Be prepared to install a "Drive Overlay" into your master boot record
when installing the new drive, old BIOSes (Award 4.51PG in particular)
tend to lock up when they drives with capacities beyond 32 (binary)
GBytes. That may require that you re-install your OS.

Whether your drive spins at 5400/min or 7200/min, does not tell anything
about its actual speed. There are 5400/min drives which are actually
faster than 7200/min drives, some Maxtor 5400/min drives are claimed to
be very silent yet blazingly fast, but I don't have those myself. Also,
7200/min drives can be slow or fast compared against each other, I bet
my "old" (yr. 2000) Fujitsu MAH (7200/min U160-SCSI drive) still
outperforms most current 7200/min IDE drives when it comes to average
latency. If you're after real fast drives, get a good 10.025/min
U160-SCSI drive, but they are expensive.

The German c't magazine has rather useful tests by their "h2bench"
benchmark tool (however it reports bogus results for drives with caches
beyond 4 MB), so if you have model numbers, I can look how their h2bench
results are.

OTOH, 73 GB U160-SCSI drives such as the Maxtor Atlas 10K III or the
Seagate Cheetah 36ES (NOT X15) are quite expensive and may not be an
option, and an Ultra SCSI160 adaptor costs another 250 EUR in Germany.
When configuring a machine today, I'd probably go for a small (say 18 or
36 GB) U160-SCSI drive for the system and a big ATA drive as data store.
However, also consider what backup technology or drive to buy.

Talking of IBM DTLA: keep your hands off those, the MTBF I got for the
seven DTLA 307045 in my vicinity is as low as 35,000 hours: 2 out of 7
failed 9 months after initial operation.

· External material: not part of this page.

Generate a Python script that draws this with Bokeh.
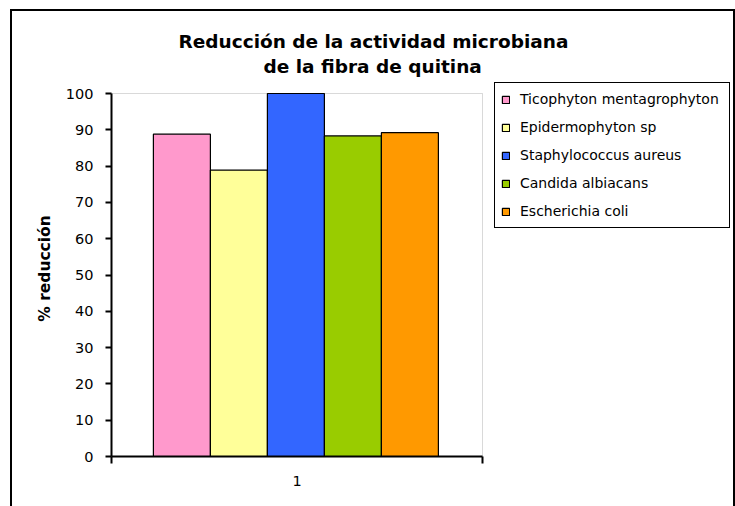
from bokeh.plotting import figure
from bokeh.models import (ColumnDataSource, Range1d, Title, FixedTicker, BoxAnnotation,
                          Legend, LegendItem)
from bokeh.transform import dodge
from bokeh.embed import file_html
from bokeh.resources import INLINE

categories = ["1"]
series = ["Ticophyton mentagrophyton", "Epidermophyton sp", "Staphylococcus aureus",
          "Candida albiacans", "Escherichia coli"]
values = [88.8, 78.9, 100.0, 88.3, 89.2]
colors = ["#FF99CC", "#FFFF99", "#3366FF", "#99CC00", "#FF9900"]
y_ticks = [0, 10, 20, 30, 40, 50, 60, 70, 80, 90, 100]
title_lines = ["Reducción de la actividad microbiana", "de la fibra de quitina"]
y_label = "% reducción"

# layout (pixels)
W, H = 735, 506
LEFT, RIGHT_B, TOP, BOTTOM_B = 111, 5, 80, 50
plot_top_px = 93          # where the top of the value axis sits
cat_px = 371              # width of the category area in pixels

frame_w = W - LEFT - RIGHT_B
frame_h = H - TOP - BOTTOM_B
y_max = y_ticks[-1]
y_end = y_max * frame_h / (H - BOTTOM_B - plot_top_px)
x_end = len(categories) * frame_w / cat_px

p = figure(width=W, height=H, output_backend="svg", toolbar_location=None,
           x_range=Range1d(0, x_end), y_range=Range1d(0, y_end),
           min_border_left=LEFT, min_border_right=RIGHT_B,
           min_border_top=TOP, min_border_bottom=BOTTOM_B)
p.title = None
p.styles = {
    "background-color": "white",
    "box-shadow": "inset 10px 9px 0 0 white, inset 12px 11px 0 0 black, inset -2px 0 0 0 black",
}
p.border_fill_alpha = 0
p.background_fill_alpha = 0
p.outline_line_color = None
p.xgrid.visible = False
p.ygrid.visible = False

# plot-area border (grey) under the bars
p.add_layout(BoxAnnotation(left=0, right=len(categories), bottom=0, top=y_max,
                           fill_alpha=0, line_color="#808080", line_width=1, level="underlay"))

data = {"xc": [i + 0.5 for i in range(len(categories))]}
for i, v in enumerate(values):
    data["s%d" % i] = [v]
src = ColumnDataSource(data)

bw = 57.0 / cat_px
items = []
for i, (name, col) in enumerate(zip(series, colors)):
    r = p.vbar(x=dodge("xc", (i - 2) * bw - 0.003), top="s%d" % i, width=bw,
               source=src, fill_color=col, line_color="#000000", line_width=1.2)
    items.append(LegendItem(label=name, renderers=[r]))

ya = p.yaxis[0]
ya.ticker = FixedTicker(ticks=y_ticks)
ya.bounds = (0, y_max)
ya.axis_line_width = 2
ya.axis_line_color = "black"
ya.major_tick_line_width = 2
ya.major_tick_out = 6
ya.major_tick_in = 0
ya.minor_tick_line_color = None
ya.major_label_standoff = 12
ya.major_label_text_font = "DejaVu Sans"
ya.major_label_text_font_size = "14.5px"
ya.major_label_text_color = "black"
ya.axis_label = y_label
ya.axis_label_text_font = "DejaVu Sans"
ya.axis_label_text_font_style = "bold"
ya.axis_label_text_font_size = "15.5px"
ya.axis_label_text_color = "black"
ya.axis_label_standoff = 9

xa = p.xaxis[0]
xa.ticker = FixedTicker(ticks=data["xc"], minor_ticks=[float(i) for i in range(len(categories) + 1)])
xa.major_label_overrides = {x: c for x, c in zip(data["xc"], categories)}
xa.bounds = (0, len(categories))
xa.axis_line_width = 2
xa.axis_line_color = "black"
xa.major_tick_line_color = None
xa.major_tick_out = 0
xa.major_tick_in = 0
xa.minor_tick_line_color = "black"
xa.minor_tick_line_width = 2
xa.minor_tick_out = 7
xa.minor_tick_in = 0
xa.major_label_standoff = 12
xa.major_label_text_font = "DejaVu Sans"
xa.major_label_text_font_size = "14.5px"
xa.major_label_text_color = "black"

lg = Legend(items=items, location=(383, 228), orientation="vertical")
lg.margin = 0
lg.padding = 6
lg.glyph_width = 9
lg.glyph_height = 9
lg.label_height = 20
lg.label_width = 203
lg.spacing = 8
lg.label_standoff = 10
lg.label_text_font = "DejaVu Sans"
lg.label_text_font_size = "14px"
lg.label_text_color = "black"
lg.border_line_color = "black"
lg.border_line_alpha = 1
lg.border_line_width = 1.5
lg.background_fill_color = "white"
lg.background_fill_alpha = 1
p.add_layout(lg, "center")

t2 = Title(text=title_lines[1], align="left", offset=152, vertical_align="bottom", standoff=8,
           text_font="DejaVu Sans", text_font_style="bold", text_font_size="18.5px", text_color="black")
t1 = Title(text=title_lines[0], align="left", offset=67, vertical_align="bottom", standoff=-4,
           text_font="DejaVu Sans", text_font_style="bold", text_font_size="18.5px", text_color="black")
p.add_layout(t2, "above")
p.add_layout(t1, "above")

open("out.html", "w").write(file_html(p, INLINE))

Not sure if IBM IC35LxxxAVERxx
are better, but it seems as though a lot of DTLA-307075 were still on
sale. Leave them where they are, don't buy them.

> I then ran fetchnews, so it d/loaded *all* my regular groups from the server 
> fresh again. I susbscribed knode to 1/2 of them, hit retrieve, & groups 
> were available in seconds. I then went out for a while, and when I came back 
> subscribed the the remainder of the groups with kNode. I hit retrieve, and it 
> started getting articles; when I ran fetchnews it slowed, then timed out 
> about a minute later. After leafnode wrote 
> /var/spool/news/uk/telecom/broadband/.overview, kNode was able to sync again.
> 
> freshnews was formerly running with an update frequency of c 10 minutes - 1.9 
> was fine like this, but I regret to say this made 2.0b8_ma9 unusable.

Is anything in the logs? Under certain circumstances, leafnode rereads
its active file all over again on every access, but that's logged as
warning usually (this affects all leafnode programs). Reading news why
fetchnews is running may also be very slow because the server has to
re-read the active and overview files again and again. That's a known
problem at the moment; however, usually, fetchnews finishes quicker than
when catching up with gaping holes in its news store.

Is a local.groups file present in /etc/leafnode (it can be empty)? Is a
/var/spool/news/leaf.node/groupinfo file in place?